Amazon says it completed its first delivery by drone, in what the global online retailer hopes will become a trend in automated shipments by air.

The delivery to a customer near Cambridge, England, was announced in a tweet by Amazon founder and chief executive Jeff Bezos.

"First-ever #AmazonPrimeAir customer delivery is in the books. 13 min—click to delivery," he wrote of the December 7 order.

A quadcopter drone delivered an Amazon Fire TV box and a bag of popcorn to a customer identified only as Richard B.

Amazon has been testing drone deliveries in the U.S. and elsewhere. It has complained that the regulatory environment in the United States for these automated deliveries is more cumbersome.

Amazon is not the only group working on drone deliveries. Google parent Alphabet has a project known as Wing. Some reports say U.S. retailer Wal-Mart is also studying drone deliveries.

In the U.S., the first commercial drone delivery was made in July 2016 when convenience store 7-Eleven, with drone startup Flirtey, transported a chicken sandwich, hot coffee and donuts to a customer near Reno, Nev.

Project Wing announced plans this year to deliver burritos in partnership with U.S. food chain Chipotle to students at Virginia Tech University, one of the campuses where drone research is being conducted.

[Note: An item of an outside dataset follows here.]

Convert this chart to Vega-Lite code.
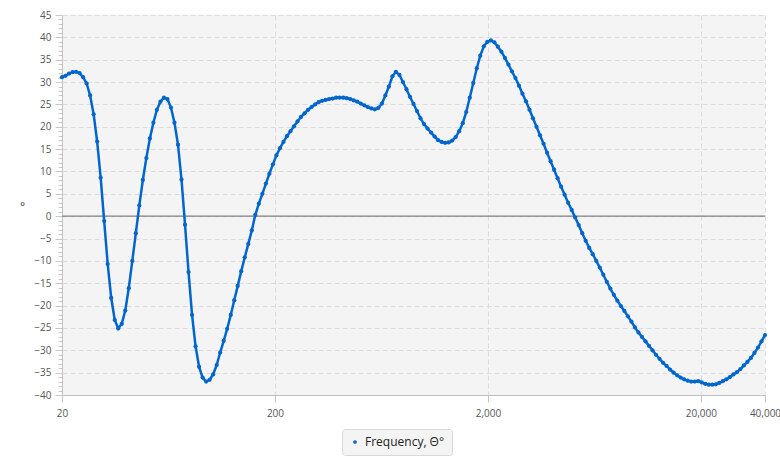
{
  "$schema": "https://vega.github.io/schema/vega-lite/v6.json",
  "width": 703,
  "height": 380,
  "autosize": "none",
  "padding": {"left": 62, "top": 15, "right": 15, "bottom": 68},
  "background": "white",
  "config": {"view": {"fill": "#f4f4f4", "stroke": null}, "font": "Open Sans"},
  "encoding": {
    "y": {
      "field": "v", "type": "quantitative",
      "scale": {"domain": [-40, 45], "nice": false, "zero": false},
      "axis": {
        "title": "°", "titleAngle": 0, "titleX": -40, "titleY": 198, "titleFontSize": 12,
        "titleColor": "#333333", "titleFontWeight": "normal",
        "values": [-40,-39,-38,-37,-36,-35,-34,-33,-32,-31,-30,-29,-28,-27,-26,-25,-24,-23,-22,-21,-20,-19,-18,-17,-16,-15,-14,-13,-12,-11,-10,-9,-8,-7,-6,-5,-4,-3,-2,-1,0,1,2,3,4,5,6,7,8,9,10,11,12,13,14,15,16,17,18,19,20,21,22,23,24,25,26,27,28,29,30,31,32,33,34,35,36,37,38,39,40,41,42,43,44,45],
        "labelExpr": "datum.value % 5 === 0 ? datum.label : ''",
        "labelOverlap": false, "labelFlush": false,
        "labelFontSize": 10, "labelColor": "#555555", "labelPadding": 4,
        "tickColor": "#c8c8c8",
        "tickSize": {"condition": {"test": "datum.value % 5 === 0", "value": 7}, "value": 4},
        "domainColor": "#c0c0c0",
        "gridColor": "#dcdcdc", "gridDash": [5, 3],
        "gridOpacity": {"condition": {"test": "datum.value % 5 === 0", "value": 1}, "value": 0}
      }
    }
  },
  "layer": [
    {
      "data": {"values": [{"v": 0}]},
      "mark": {"type": "rule", "color": "#808080", "strokeWidth": 1.2}
    },
    {
      "data": {"values": [
        {"f":20,"v":31.1},{"f":20.77,"v":31.4},{"f":21.58,"v":31.9},{"f":22.42,"v":32.2},{"f":23.28,"v":32.3},{"f":24.19,"v":32.0},{"f":25.12,"v":31.1},{"f":26.1,"v":29.7},{"f":27.11,"v":27.0},{"f":28.16,"v":22.8},
        {"f":29.25,"v":16.7},{"f":30.38,"v":8.6},{"f":31.56,"v":-1.1},{"f":32.78,"v":-10.7},{"f":34.05,"v":-18.3},{"f":35.37,"v":-23.2},{"f":36.74,"v":-25.1},{"f":38.16,"v":-24.1},{"f":39.64,"v":-21.1},{"f":41.17,"v":-16.1},
        {"f":42.77,"v":-10.0},{"f":44.43,"v":-3.8},{"f":46.15,"v":2.4},{"f":47.93,"v":8.1},{"f":49.79,"v":13.0},{"f":51.72,"v":17.4},{"f":53.72,"v":20.9},{"f":55.8,"v":23.8},{"f":57.97,"v":25.6},{"f":60.21,"v":26.5},
        {"f":62.54,"v":26.2},{"f":64.97,"v":24.3},{"f":67.48,"v":20.9},{"f":70.1,"v":16.0},{"f":72.81,"v":8.2},{"f":75.63,"v":-1.9},{"f":78.56,"v":-12.5},{"f":81.6,"v":-22.1},{"f":84.77,"v":-29.1},{"f":88.05,"v":-33.7},
        {"f":91.46,"v":-36.1},{"f":95.0,"v":-37.0},{"f":98.68,"v":-36.6},{"f":102.5,"v":-35.4},{"f":106.5,"v":-33.3},{"f":110.6,"v":-30.5},{"f":114.9,"v":-27.9},{"f":119.3,"v":-25.2},{"f":124.0,"v":-22.1},{"f":128.8,"v":-18.8},
        {"f":133.7,"v":-15.6},{"f":138.9,"v":-12.3},{"f":144.3,"v":-9.2},{"f":149.9,"v":-6.2},{"f":155.7,"v":-3.2},{"f":161.7,"v":0.3},{"f":168.0,"v":2.8},{"f":174.5,"v":5.0},{"f":181.3,"v":7.3},{"f":188.3,"v":9.5},
        {"f":195.6,"v":11.6},{"f":203.2,"v":13.6},{"f":211.0,"v":15.2},{"f":219.2,"v":16.6},{"f":227.7,"v":17.9},{"f":236.5,"v":19.0},{"f":245.7,"v":20.1},{"f":255.2,"v":21.2},{"f":265.1,"v":22.2},{"f":275.3,"v":23.0},
        {"f":286.0,"v":23.8},{"f":297.1,"v":24.4},{"f":308.6,"v":25.0},{"f":320.6,"v":25.5},{"f":333.0,"v":25.8},{"f":345.9,"v":26.0},{"f":359.3,"v":26.2},{"f":373.2,"v":26.3},{"f":387.6,"v":26.5},{"f":402.7,"v":26.5},
        {"f":418.3,"v":26.5},{"f":434.5,"v":26.4},{"f":451.3,"v":26.2},{"f":468.8,"v":25.9},{"f":486.9,"v":25.6},{"f":505.8,"v":25.2},{"f":525.4,"v":24.8},{"f":545.7,"v":24.4},{"f":566.9,"v":24.1},{"f":588.8,"v":23.9},
        {"f":611.6,"v":24.2},{"f":635.3,"v":25.2},{"f":659.9,"v":27.0},{"f":685.5,"v":29.0},{"f":712.1,"v":31.3},{"f":739.6,"v":32.3},{"f":768.3,"v":31.6},{"f":798.0,"v":30.0},{"f":829.0,"v":28.4},{"f":861.1,"v":26.7},
        {"f":894.4,"v":25.1},{"f":929.1,"v":23.5},{"f":965.1,"v":21.9},{"f":1002,"v":20.6},{"f":1041,"v":19.6},{"f":1082,"v":18.7},{"f":1124,"v":17.8},{"f":1167,"v":17.0},{"f":1212,"v":16.6},{"f":1259,"v":16.4},
        {"f":1308,"v":16.5},{"f":1359,"v":16.9},{"f":1411,"v":17.7},{"f":1466,"v":19.0},{"f":1523,"v":20.8},{"f":1582,"v":23.3},{"f":1643,"v":26.5},{"f":1707,"v":29.8},{"f":1773,"v":33.1},{"f":1841,"v":35.9},
        {"f":1913,"v":38.0},{"f":1987,"v":39.0},{"f":2064,"v":39.3},{"f":2144,"v":38.9},{"f":2227,"v":37.9},{"f":2313,"v":36.8},{"f":2403,"v":35.4},{"f":2496,"v":33.9},{"f":2592,"v":32.4},{"f":2693,"v":30.9},
        {"f":2797,"v":29.2},{"f":2905,"v":27.4},{"f":3018,"v":25.7},{"f":3135,"v":23.8},{"f":3256,"v":21.9},{"f":3382,"v":20.0},{"f":3513,"v":18.1},{"f":3650,"v":16.2},{"f":3791,"v":14.2},{"f":3938,"v":12.3},
        {"f":4090,"v":10.4},{"f":4249,"v":8.5},{"f":4413,"v":6.6},{"f":4584,"v":4.8},{"f":4762,"v":3.0},{"f":4946,"v":1.4},{"f":5138,"v":-0.3},{"f":5337,"v":-2.0},{"f":5544,"v":-3.8},{"f":5758,"v":-5.5},
        {"f":5981,"v":-7.1},{"f":6213,"v":-8.5},{"f":6454,"v":-10.0},{"f":6704,"v":-11.5},{"f":6963,"v":-13.1},{"f":7233,"v":-14.7},{"f":7513,"v":-16.2},{"f":7804,"v":-17.6},{"f":8107,"v":-18.9},{"f":8421,"v":-20.1},
        {"f":8747,"v":-21.2},{"f":9086,"v":-22.4},{"f":9438,"v":-23.6},{"f":9803,"v":-24.9},{"f":10183,"v":-26.0},{"f":10577,"v":-27.0},{"f":10987,"v":-28.0},{"f":11413,"v":-29.0},{"f":11855,"v":-30.0},{"f":12314,"v":-31.0},
        {"f":12791,"v":-31.9},{"f":13287,"v":-32.8},{"f":13801,"v":-33.5},{"f":14336,"v":-34.3},{"f":14891,"v":-35.0},{"f":15468,"v":-35.6},{"f":16067,"v":-36.1},{"f":16690,"v":-36.5},{"f":17336,"v":-36.8},{"f":18007,"v":-37.0},
        {"f":18705,"v":-37.0},{"f":19430,"v":-36.9},{"f":20182,"v":-37.2},{"f":20964,"v":-37.5},{"f":21776,"v":-37.7},{"f":22619,"v":-37.7},{"f":23496,"v":-37.6},{"f":24406,"v":-37.3},{"f":25351,"v":-36.9},{"f":26333,"v":-36.5},
        {"f":27353,"v":-36.0},{"f":28413,"v":-35.4},{"f":29513,"v":-34.9},{"f":30656,"v":-34.2},{"f":31844,"v":-33.4},{"f":33077,"v":-32.6},{"f":34359,"v":-31.7},{"f":35689,"v":-30.6},{"f":37072,"v":-29.4},{"f":38508,"v":-28.0},
        {"f":40000,"v":-26.6}
      ]},
      "mark": {"type": "line", "strokeWidth": 2.5, "point": {"filled": true, "size": 18}},
      "encoding": {
        "x": {
          "field": "f", "type": "quantitative",
          "scale": {"type": "log", "domain": [20, 40000], "nice": false},
          "axis": {
            "title": null, "values": [20, 200, 2000, 20000, 40000], "format": ",",
            "labelFontSize": 10, "labelColor": "#555555", "labelPadding": 6, "labelFlush": false,
            "tickColor": "#c4c4c4", "tickSize": 7, "domainColor": "#c0c0c0",
            "gridColor": "#dcdcdc", "gridDash": [5, 3]
          }
        },
        "color": {
          "datum": "Frequency, Θ°",
          "scale": {"range": ["#0066cc"]},
          "legend": {
            "title": null, "orient": "none", "legendX": 280, "legendY": 414,
            "padding": 7, "fillColor": "#f4f4f4", "strokeColor": "#d8d8d8", "cornerRadius": 3,
            "symbolType": "circle", "symbolSize": 14, "symbolFillColor": "#0066cc", "symbolStrokeWidth": 0,
            "labelFontSize": 12, "labelColor": "#222222", "labelOffset": 4
          }
        }
      }
    }
  ]
}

U.S. officials earlier in 2016 announced the first steps in drone regulations, covering applications such as news gathering and commercial flights over populated areas.

But the rules stopped short of allowing some long-sought applications, including delivery of goods in populated areas.

Amazon received British approval in 2016 for flying drones that are no longer within sight of their operators in rural and suburban areas; having one person operate several highly automated drones; and testing devices to make the drones able to identify and avoid obstacles.